* begin DATA RECORDS *

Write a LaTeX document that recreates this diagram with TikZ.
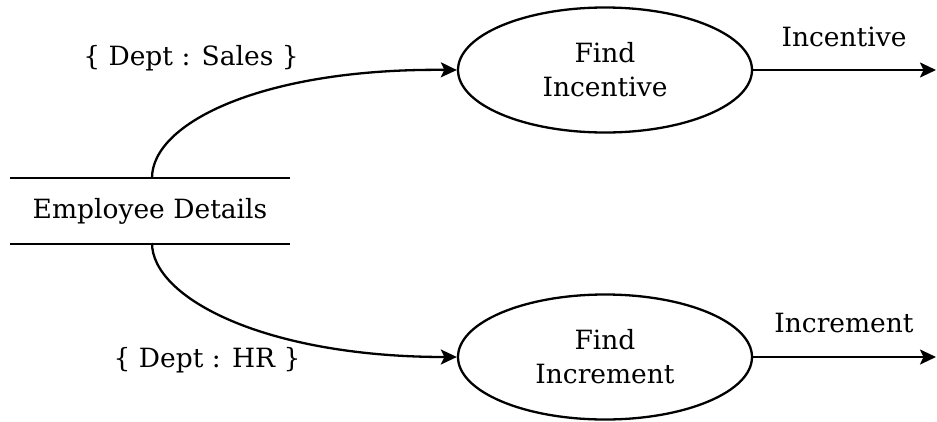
\documentclass[tikz,border=0pt]{standalone}
\usepackage{fontspec}
\setmainfont{DejaVu Serif}
\usetikzlibrary{arrows.meta,shapes.geometric}
\begin{document}
\begin{tikzpicture}[x=1pt,y=1pt,
  txt/.style={font=\fontsize{26.5}{34}\selectfont},
  proc/.style={ellipse,draw,line width=2.3pt,minimum width=294pt,minimum height=125pt,inner sep=0pt,align=center,txt},
  flow/.style={line width=2.3pt,-{Stealth[length=16pt,width=15pt,inset=3.5pt]}},
  storebox/.style={minimum width=280pt,minimum height=65pt,inner sep=0pt,txt}]
\useasboundingbox (0,0) rectangle (937,-421);
\node[storebox] (store) at (150,-211) {Employee Details};
\draw[line width=2.3pt] (store.north west) -- (store.north east);
\draw[line width=2.3pt] (store.south west) -- (store.south east);
\node[proc] (inc) at (605,-70) {Find\\Incentive};
\node[proc] (incr) at (605,-357) {Find\\Increment};
\coordinate (o1) at (936,-70);
\coordinate (o2) at (936,-357);
\coordinate (s1) at (152,-178);
\coordinate (s2) at (152,-243);
\draw[flow] (s1) .. controls (152,-122) and (265,-68) .. (inc.west);
\draw[flow] (s2) .. controls (152,-298) and (265,-357) .. (incr.west);
\draw[flow] (inc.east) -- (o1);
\draw[flow] (incr.east) -- (o2);
\node[txt] (l1) at (191,-58) {\{ Dept : Sales \}};
\node[txt] (l2) at (207,-360) {\{ Dept : HR \}};
\node[txt] (l3) at (844,-37) {Incentive};
\node[txt] (l4) at (844,-323) {Increment};
\end{tikzpicture}
\end{document}
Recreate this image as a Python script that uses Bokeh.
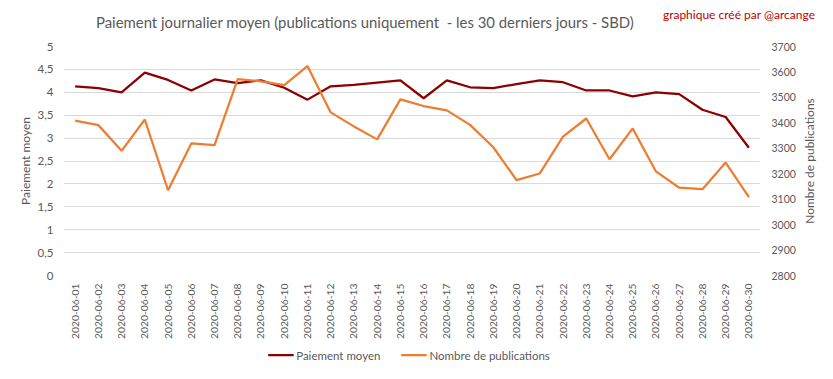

* end DATA RECORDS *

◆ EXERCISE REQUIREMENTS
Pictures don't belong in the copy. Restate all the entries exactly.

◆ COMPLETED EXERCISE
Write a LaTeX document that recreates this diagram with TikZ.
\documentclass[tikz,border=0pt]{standalone}
\usepackage{fontspec}
\setmainfont{DejaVu Serif}
\usetikzlibrary{arrows.meta,shapes.geometric}
\begin{document}
\begin{tikzpicture}[x=1pt,y=1pt,
  txt/.style={font=\fontsize{26.5}{34}\selectfont},
  proc/.style={ellipse,draw,line width=2.3pt,minimum width=294pt,minimum height=125pt,inner sep=0pt,align=center,txt},
  flow/.style={line width=2.3pt,-{Stealth[length=16pt,width=15pt,inset=3.5pt]}},
  storebox/.style={minimum width=280pt,minimum height=65pt,inner sep=0pt,txt}]
\useasboundingbox (0,0) rectangle (937,-421);
\node[storebox] (store) at (150,-211) {Employee Details};
\draw[line width=2.3pt] (store.north west) -- (store.north east);
\draw[line width=2.3pt] (store.south west) -- (store.south east);
\node[proc] (inc) at (605,-70) {Find\\Incentive};
\node[proc] (incr) at (605,-357) {Find\\Increment};
\coordinate (o1) at (936,-70);
\coordinate (o2) at (936,-357);
\coordinate (s1) at (152,-178);
\coordinate (s2) at (152,-243);
\draw[flow] (s1) .. controls (152,-122) and (265,-68) .. (inc.west);
\draw[flow] (s2) .. controls (152,-298) and (265,-357) .. (incr.west);
\draw[flow] (inc.east) -- (o1);
\draw[flow] (incr.east) -- (o2);
\node[txt] (l1) at (191,-58) {\{ Dept : Sales \}};
\node[txt] (l2) at (207,-360) {\{ Dept : HR \}};
\node[txt] (l3) at (844,-37) {Incentive};
\node[txt] (l4) at (844,-323) {Increment};
\end{tikzpicture}
\end{document}
Recreate this image as a Python script that uses Bokeh.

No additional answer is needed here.